Jean-Paul Procureur (présentateur de l’émission)
[Il manque le début] Carine Danis, de la Sabena et aussi avec Gisèle Marlière, responsable d’une importante association de handicapés. Tout de suite, le reportage : Monika Wachter.
[Musique de générique]
Voix off
Isabelle Lepersonne a la sclérose en plaques. Son plaisir en hiver, c’est de partir au soleil en Espagne. Cette année, elle avait réservé son vol deux mois à l’avance, mais dix jours avant son départ, l’agence de voyages lui annonce qu’elle ne pourra pas partir en raison, d’abord, d’un problème d’assistance.
Isabelle Lepersonne
C’est également un problème de quota de fauteuils roulants que nous pouvons accepter dans la soute. Pour une question sécurité. Nous en avons déjà deux vous, vous êtes le troisième, nous ne pouvons pas accepter : la compagnie refuse votre départ.
Voix off
L’agence finit par lui trouver un vol sur une autre compagnie. Isabelle Lepersonne peut donc partir soulagée, mais comme à chaque fois, l’embarquement à bord de l’avion est un moment de stress. Un stress tellement important qu’elle n’a pas souhaité participer au tournage. Yves XX a bien voulu jouer son rôle. Comme elle, il s’est présenté au guichet spécial Sabena pour l’enregistrement.
Isabelle Lepersonne
Il faudrait, aussi, que j’aie des places à l’avant de l’avion, parce qu’évidemment, j’ai difficile de marcher jusqu’au bout et tout ça n’est jamais prévu à l’avance. Donc je dois arriver beaucoup plus tôt que les autres, parce que sinon on est mis dans le fond et il n’y a rien à faire.
Voix off
Mais l’instant le plus critique, c’est le moment de monter à bord. S’il y a un couloir d’accès direct jusqu’à la porte de l’avion, il n’y a aucun problème. Mais s’il y a un escalier, il faut se faire porter.
Isabelle Lepersonne
Ce sont des chaises à porteurs minuscules sur lesquels on a un sentiment d’insécurité totale. On a bien une sangle genre ceinture de sécurité de voiture qui nous tient.
Journaliste
Pour vous, c’est vraiment toujours un moment d’angoisse, ça.
Isabelle Lepersonne
D’angoisse terrible, oui.
Jeau-Paul Procureur
Retour sur le plateau, tout d’abord avec Patrick Jeandrain, porte-parole de la Sabena. Monsieur Jeandrain, tout d’abord, ce problème des deux voiturettes maximum qu’on peut accepter dans les soutes d’un avion, c’est pareil pour toutes les compagnies aériennes ?
Patrick Jeandrain
En fait, ce n’est pas une question de soute, c’est une question de pouvoir accepter deux personnes à mobilité réduite dans un certain type d’avion.

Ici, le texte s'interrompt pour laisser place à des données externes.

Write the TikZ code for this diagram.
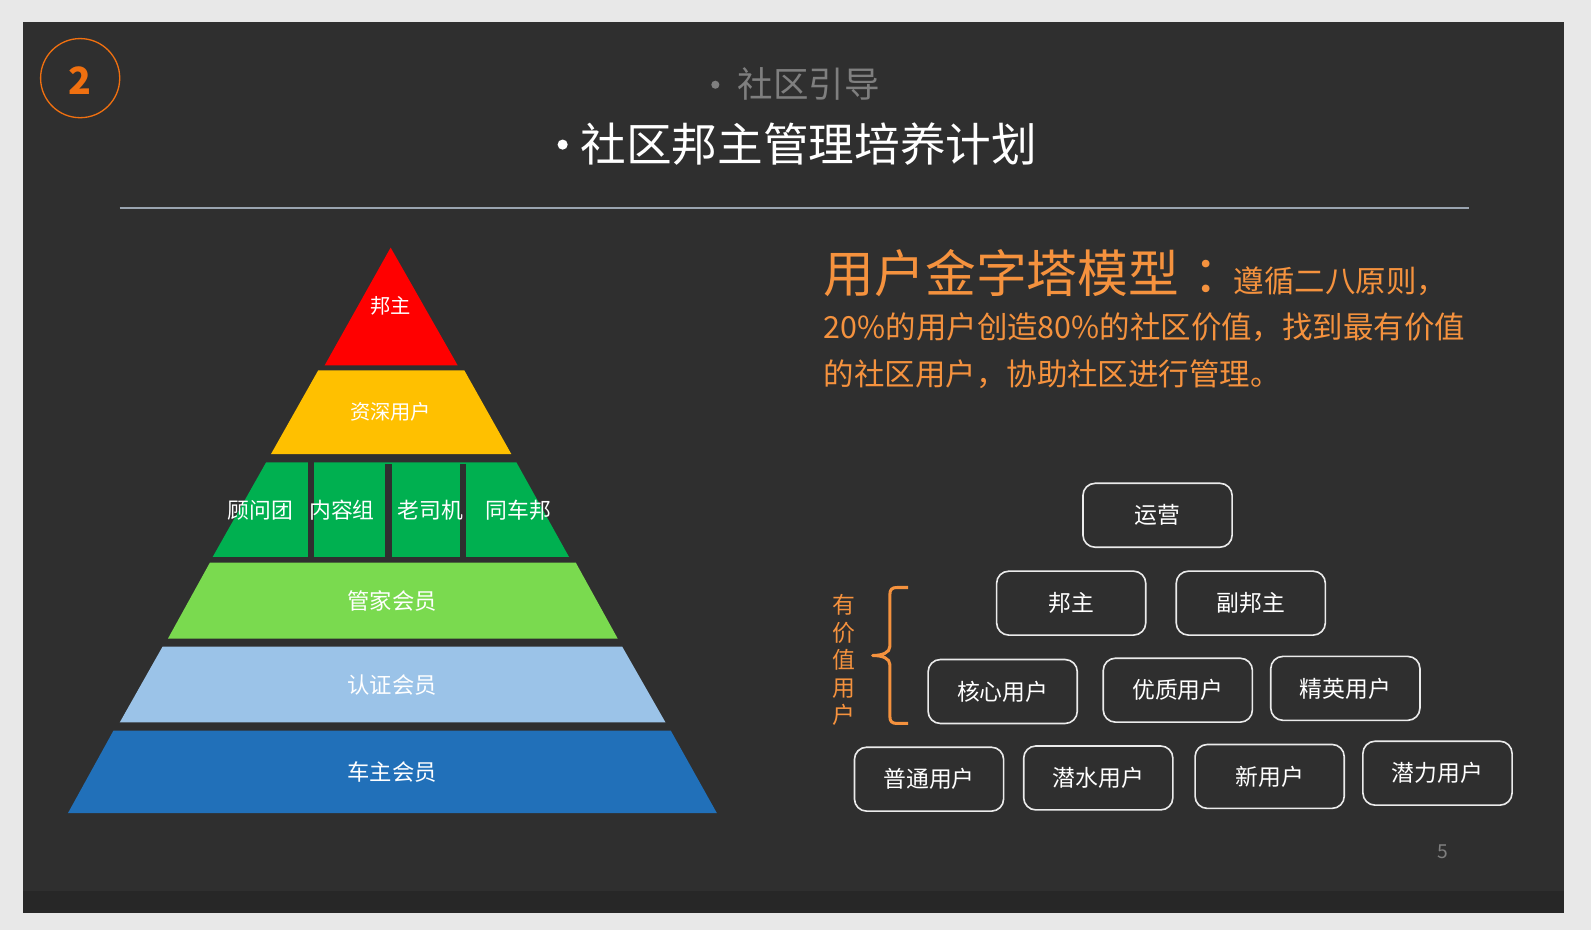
\documentclass[tikz,border=0pt]{standalone}
\usepackage{fontspec}
\setmainfont{Noto Sans CJK SC}
\definecolor{pagebg}{HTML}{E8E8E8}
\definecolor{slidebg}{HTML}{2F2F2F}
\definecolor{bandbg}{HTML}{272727}
\definecolor{ringor}{HTML}{F07010}
\definecolor{txtor}{HTML}{F5923E}
\definecolor{subgray}{HTML}{7F7F7F}
\definecolor{rulec}{HTML}{9AA4B0}
\definecolor{lred}{HTML}{FF0000}
\definecolor{lyel}{HTML}{FFC000}
\definecolor{lgrn}{HTML}{00B050}
\definecolor{llgrn}{HTML}{7ADA4F}
\definecolor{lblu}{HTML}{9BC3E8}
\definecolor{ldblu}{HTML}{2170B9}
\definecolor{boxline}{HTML}{EBEBEB}
\newcommand{\fsz}[1]{\fontsize{#1}{#1}\selectfont}
\tikzset{
  lbl/.style={text=white},
  ubox/.style={draw=boxline, line width=1.6pt, rounded corners=12pt,
    minimum width=147pt, minimum height=63pt, text=white, font=\fsz{22.5}},
  ortxt/.style={text=txtor, anchor=base west},
}
\begin{document}
\begin{tikzpicture}[x=1pt,y=-1pt, every node/.style={inner sep=0pt,outer sep=0pt}]
\useasboundingbox (0,0) rectangle (1568,916.5);
\fill[pagebg] (0,0) rectangle (1568,916.5);
\fill[slidebg] (23,22) rectangle (1541,900);
\fill[bandbg] (23,878) rectangle (1541,900);

% number circle
\node[circle, draw=ringor, line width=1.3pt, minimum size=78pt] (ring) at (79,77) {};
\node[text=ringor, font=\fsz{37}\bfseries] (num) at (78.5,79) {2};

% titles
\fill[subgray] (705,83.5) circle (4);
\node[text=subgray, font=\fsz{35}] (sub) at (797,83) {社区引导};
\fill[white] (554.5,142.5) circle (5);
\node[text=white, font=\fsz{45}] (title) at (797,142.4) {社区邦主管理培养计划};
\draw[rulec, line width=1.2pt] (118,205) -- (1448,205);

% pyramid
\fill[lred] (385,244) -- (451,360) -- (320,360) -- cycle;
\fill[lyel] (313.6,365) -- (457.6,365) -- (504,447.6) -- (267,447.6) -- cycle;
\fill[lgrn] (262.3,455.6) -- (508.9,455.6) -- (560.8,548.9) -- (209.6,548.9) -- cycle;
\fill[slidebg] (303.7,455) rectangle (309.3,549.5);
\fill[slidebg] (379.8,457) rectangle (386.2,549.5);
\fill[slidebg] (453.4,457) rectangle (459,549.5);
\fill[llgrn] (206.9,554.4) -- (567.4,554.4) -- (608.8,629.4) -- (165.5,629.4) -- cycle;
\fill[lblu] (160.2,637.3) -- (613.2,637.3) -- (655.9,712) -- (118,712) -- cycle;
\fill[ldblu] (111.8,720.1) -- (661.1,720.1) -- (706.5,801.3) -- (67,801.3) -- cycle;

\node[lbl, font=\fsz{20}] (p1) at (385,301.5) {邦主};
\node[lbl, font=\fsz{20}] (p2) at (385,406) {资深用户};
\node[lbl, font=\fsz{21.5}] (g1) at (256.4,503) {顾问团};
\node[lbl, font=\fsz{21.5}] (g2) at (337.1,503) {内容组};
\node[lbl, font=\fsz{21.5}] (g3) at (424.3,503) {老司机};
\node[lbl, font=\fsz{21.5}] (g4) at (510.8,503) {同车邦};
\node[lbl, font=\fsz{22}] (p4) at (386.5,592.6) {管家会员};
\node[lbl, font=\fsz{22}] (p5) at (386.5,675.4) {认证会员};
\node[lbl, font=\fsz{22}] (p6) at (386.5,760.9) {车主会员};

% orange paragraph
\node[ortxt, font=\fsz{50}] (head) at (812,288) {用户金字塔模型\hspace{14pt}：};
\node[ortxt, font=\fsz{30}] (l1) at ([xshift=-10pt]head.base east) {遵循二八原则，};
\node[ortxt, font=\fsz{30}] (l2) at (812,333.5) {20\%的用户创造80\%的社区价值，找到最有价值};
\node[ortxt, font=\fsz{30}] (l3) at (812,379.5) {的社区用户，协助社区进行管理。};

% boxes
\node[ubox] (yy) at (1140.8,507.8) {运营};
\node[ubox] (bz) at (1055.7,594.4) {邦主};
\node[ubox] (fbz) at (1232.7,594.4) {副邦主};
\node[ubox] (hx) at (988.2,681.5) {核心用户};
\node[ubox] (yz) at (1160.8,680.2) {优质用户};
\node[ubox] (jy) at (1325.9,678.4) {精英用户};
\node[ubox] (pt) at (915.6,767.9) {普通用户};
\node[ubox] (qs) at (1082.4,766.7) {潜水用户};
\node[ubox] (xu) at (1251.3,765.2) {新用户};
\node[ubox] (ql) at (1416.7,762) {潜力用户};

% brace and vertical label
\draw[txtor, line width=3pt, line join=round]
  (895,579) -- (884,579) .. controls (879,579) and (877,581) .. (877,586)
  -- (877,637) .. controls (877,643) and (870,646) .. (860,646)
  .. controls (870,646) and (877,649) .. (877,655)
  -- (877,706) .. controls (877,711) and (879,713) .. (884,713) -- (895,713);
\node[text=txtor, font=\fontsize{22.5}{27.1}\selectfont, align=center] (yjz) at (831.8,650.8) {有\\价\\值\\用\\户};

\node[text=subgray, font=\fsz{19}] (pg) at (1421.5,839) {5};
\end{tikzpicture}
\end{document}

Puisque dans de plus grands avions on peut en accepter jusque quatre, c’est simplement pour une question de sécurité en ce sens que si on doit évacuer l’avion pour une raison ou pour une autre, il faut pouvoir s’occuper des gens. Et si on a trop de personnes à mobilité réduite, à ce moment-là, on ne peut pas les évacuer à temps, et on pose ce problème-là à d’autres passagers, on pose un problème de sécurité à soi-même, au personnel et aux autres passagers. Et c’est pourquoi nous avons des réglementations qui nous imposent de prendre, dans ce type d’avion, tel qu’on l’a vu dans le reportage, deux personnes à mobilité réduite à bord de l’avion.
Jean-Paul Procureur
Vous avez accepté tout de suite de participer à ce débat parce que vous aviez dit qu’à la Sabena, l’accueil des personnes à mobilité réduite était une priorité. Vous entendez les critiques émises par madame Lepersonne. Cela vous aide à travailler, à vous rendre compte à aller plus loin ?
Patrick Jeandrain
C’est un service extraordinaire parce que, justement, c’est un service à des personnes qui n’ont pas la possibilité de voyager comme tout le monde et donc comme on essaye d’améliorer ce service aux personnes. C’est vrai que ça demande beaucoup de travail parce que chaque personne est différente et chaque personne a des désirs différents et surtout des mobilités qui sont très différentes. Et au fond, nous travaillons à l’améliorer de plus en plus et je crois que Carine ici, saura beaucoup mieux que moi, capable d’en parler parce qu’on fait beaucoup d’avancées dans le domaine et on essaye d’avoir un taux de satisfaction le plus élevé possible.
Jean-Paul Procureur
Oui… Madame Lepersonne ?
Isabelle Lepersonne
Dans un premier temps, j’aurai une question à vous poser. Comment, dans un cas de mobilité réduite, puisqu’il y a un quota de deux personnes, peut-on faire une course contre la montre, dirais-je, pour être parmi ces deux personnes et ne pas être la troisième ou la quatrième avec la probabilité certaine de ne pas pouvoir voyager. Ce stress que nous avons jusqu’à parfois quelques jours avant le départ, comme je l’ai vécu personnellement, comment se fait-il qu’on ne sait pas, un moment donné, bien avant, me dire au moment de la réservation, ne serait-ce : « Non, vous ne pourrez pas partir, vous êtes la troisième ou la quatrième. »
Patrick Jeandrain
Dans ce cas-ci, il y a très manifestement eu un problème de transmission d’informations. Parce qu’à partir du moment où l’information arrive à Sabena, nous avons automatiquement si le quota des deux personnes est ou non dépassé. Et dans votre cas, c’est vrai que c’est terriblement frustrant parce que vous avez pris votre billet un mois et demi avant le départ, et ce n’est que quelques semaines avant qu’on vous a dit que vous ne pouviez pas partir donc il y a eu, manifestement, un problème de transmission d’informations à ce moment-là, et qui est évidemment très…
Jean-Paul Procureur
Il faut rappeler ici qu’il s’agissait d’un vol charter et que nous avons vu que la version de la société auprès de laquelle vous aviez réservé votre voyage diffère assez fort de la vôtre. On voulait surtout, ici, mener le débat de façon générale.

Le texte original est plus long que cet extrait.